Social unrest warning for South Africa ahead of mid-term budget
South Africa is in an unsustainable financial position, but Finance Minister Enoch Godongwana cutting expenditure too far could have serious implications for South Africa’s stability.
The worse-than-expected GDP will likely raise the budget deficit far higher than the National Treasury’s initial forecasts.
“For 2023/24, we expect a shortfall in taxes of around R47 billion accompanied by a higher expenditure of R56 billion, pushing the deficit to 5.5% of GDP. The outcome is markedly higher than the National Treasury’s target of 4%,” economists at Nedbank said.
“The commodity price upcycle, which led to a windfall in tax revenues last year, has turned sharply, significantly reducing corporate tax collections.”
In addition, the government’s expenditure has been far greater than what was pencilled in the initial 2023 budget, driven by a higher-than-expected wage hike of 7.5%.
Amidst this, Keith Naidoo, General Manager at Consult by Momentum, said that there is no room for any tax cuts in the Medium Term Budget Policy Statement (MTBPS), which Godongwana will announce tomorrow, 1 November.
“Aside from the accumulative contingency reserve and allocated reserve funds of R95.2 billion between FY2023/24 and FY2025/26, which could cater for part of the expected expenditure overrun, the government has proposed a public sector headcount freeze, alongside the potential for outright job cuts and a halt in advertising new procurement contracts for all infrastructure projects, to address the shortfall in revenue collections,” Momentum Investments economists said.
However, Momentum warned that too much austerity could have dire consequences for South Africa.

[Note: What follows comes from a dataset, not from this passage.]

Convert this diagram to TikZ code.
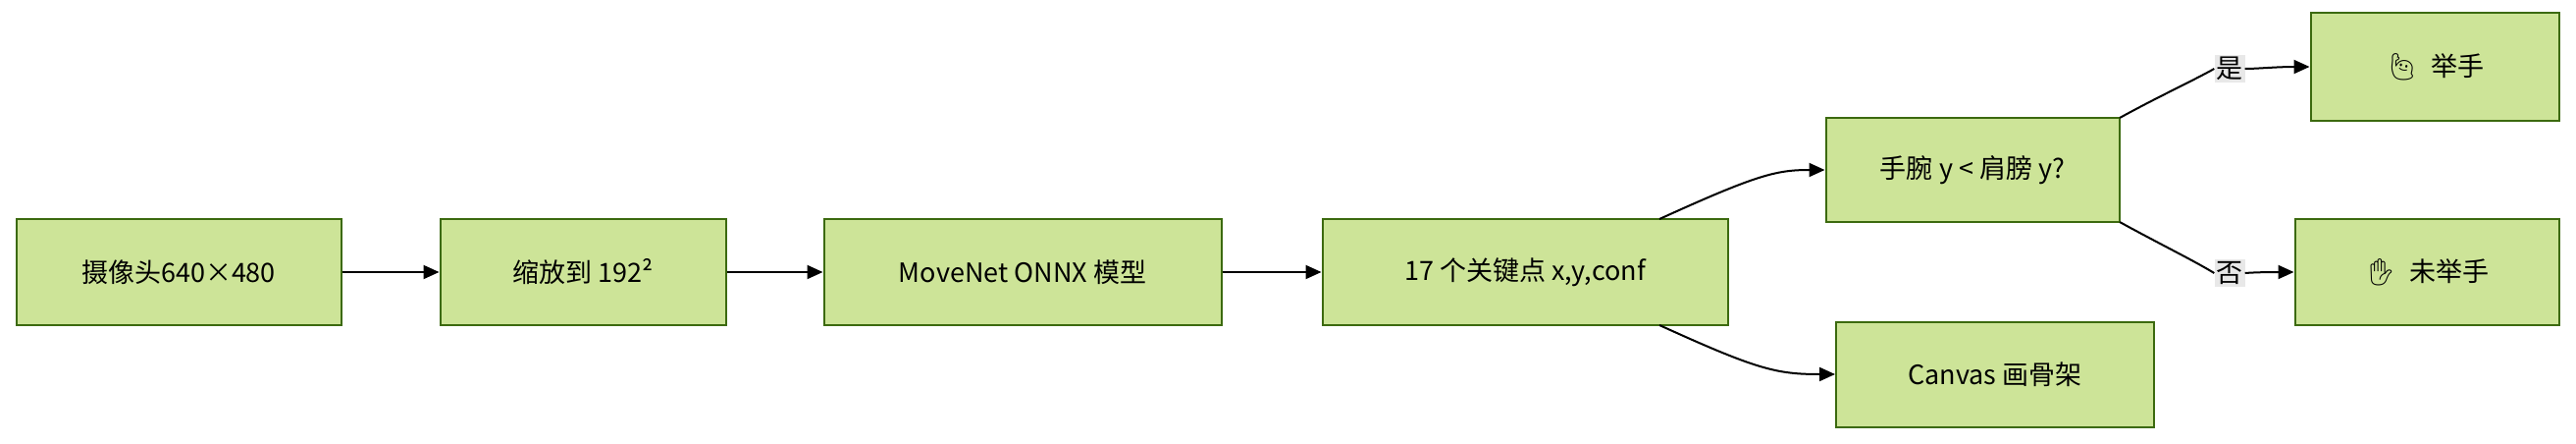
\documentclass[tikz,border=0pt]{standalone}
\usepackage{fontspec}
\setmainfont{Noto Sans CJK SC}
\newfontfamily\emo{Noto Emoji}
\usetikzlibrary{arrows.meta}
\definecolor{boxfill}{HTML}{CDE498}
\definecolor{boxline}{HTML}{3C6A0F}
\definecolor{lblbg}{HTML}{E8E8E8}
\tikzset{
  box/.style={draw=boxline, fill=boxfill, line width=2pt, inner sep=0pt, font=\fontsize{27}{32}\selectfont},
  conn/.style={line width=2pt, -{Triangle[length=16pt,width=14pt]}},
  lbl/.style={fill=lblbg, inner sep=2pt, font=\fontsize{27}{32}\selectfont}
}
\begin{document}
\begin{tikzpicture}[x=1pt,y=-1pt]
\useasboundingbox (0,0) rectangle (2625,452);
\node[box, minimum width=331pt, minimum height=108pt] (a) at (182,277) {摄像头640×480};
\node[box, minimum width=291pt, minimum height=108pt] (b) at (594,277) {缩放到 192²};
\node[box, minimum width=405pt, minimum height=108pt] (c) at (1042,277) {MoveNet ONNX 模型};
\node[box, minimum width=413pt, minimum height=108pt] (d) at (1554,277) {17 个关键点 x,y,conf};
\node[box, minimum width=299pt, minimum height=106pt] (e) at (2010,173) {手腕 y < 肩膀 y?};
\node[box, minimum width=324pt, minimum height=107pt] (f) at (2033,381) {Canvas 画骨架};
\node[box, minimum width=253pt, minimum height=109pt] (g) at (2481,68) {{\emo 🙋}\ \ 举手};
\node[box, minimum width=269pt, minimum height=108pt] (h) at (2473,277) {{\emo ✋}\ \ 未举手};
\draw[conn] (a) -- (b);
\draw[conn] (b) -- (c);
\draw[conn] (c) -- (d);
\draw[conn] (1691,223) .. controls (1790,178) and (1810,173) .. (e.west);
\draw[conn] (1691,331) .. controls (1790,376) and (1810,381) .. (f.west);
\node[lbl] (ly) at (2272,70) {是};
\node[lbl] (ln) at (2272,278) {否};
\coordinate (et) at (2160,120);
\coordinate (eb) at (2160,226);
\draw[line width=2pt] (et) .. controls (2200,98) and (2235,82) .. (ly.west);
\draw[conn] (ly.east) .. controls (2300,70) and (2320,68) .. (g.west);
\draw[line width=2pt] (eb) .. controls (2200,248) and (2235,265) .. (ln.west);
\draw[conn] (ln.east) .. controls (2300,277) and (2320,277) .. (h.west);
\end{tikzpicture}
\end{document}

“With real government spending in per capita terms stagnating over the past decade, proposed austerity measures are likely to weigh more heavily on the fragile social fabric of the country. This risks an elevation in service delivery protests in the medium to longer term, in our opinion,” Momentum said.
Other elements of the MTBPS
Looking elsewhere, Naidoo said that there is a large chance that the government will need to give bailouts to both Eskom and Transnet.
This is especially the case for Transnet, which has recorded a poor financial performance, as it now contends with a leadership exodus.
“The market consensus view is for T-bill issuance to play a significant role in financing the larger-than-anticipated budget deficit given the steepness of the yield curve, making T-bills a cheaper funding source relative to fixed-rate, longer-dated government bonds,” Momentum said.
In addition, despite next year being an election year, Naidoo said that it is unlikely that there will be any significant announcements regarding the Social Relief of Distress (SRD) grant.
Updates over the SRD grant will likely only be addressed during next year’s National Budget Speech.
“However, after the SRD grant lapses in March 2024, we do anticipate that it will continue in the form of a basic income grant to those living below the poverty line,” Naidoo said.
Finally, although the “end” of e-tolls was announced in last year’s MTBPS, it is unlikely that there will be any updates on the process of their closure.
“I suspect that it won’t be mentioned – but at the same time, we may be surprised. A great deal more detail is needed on government’s plans for the future,” Naidoo added.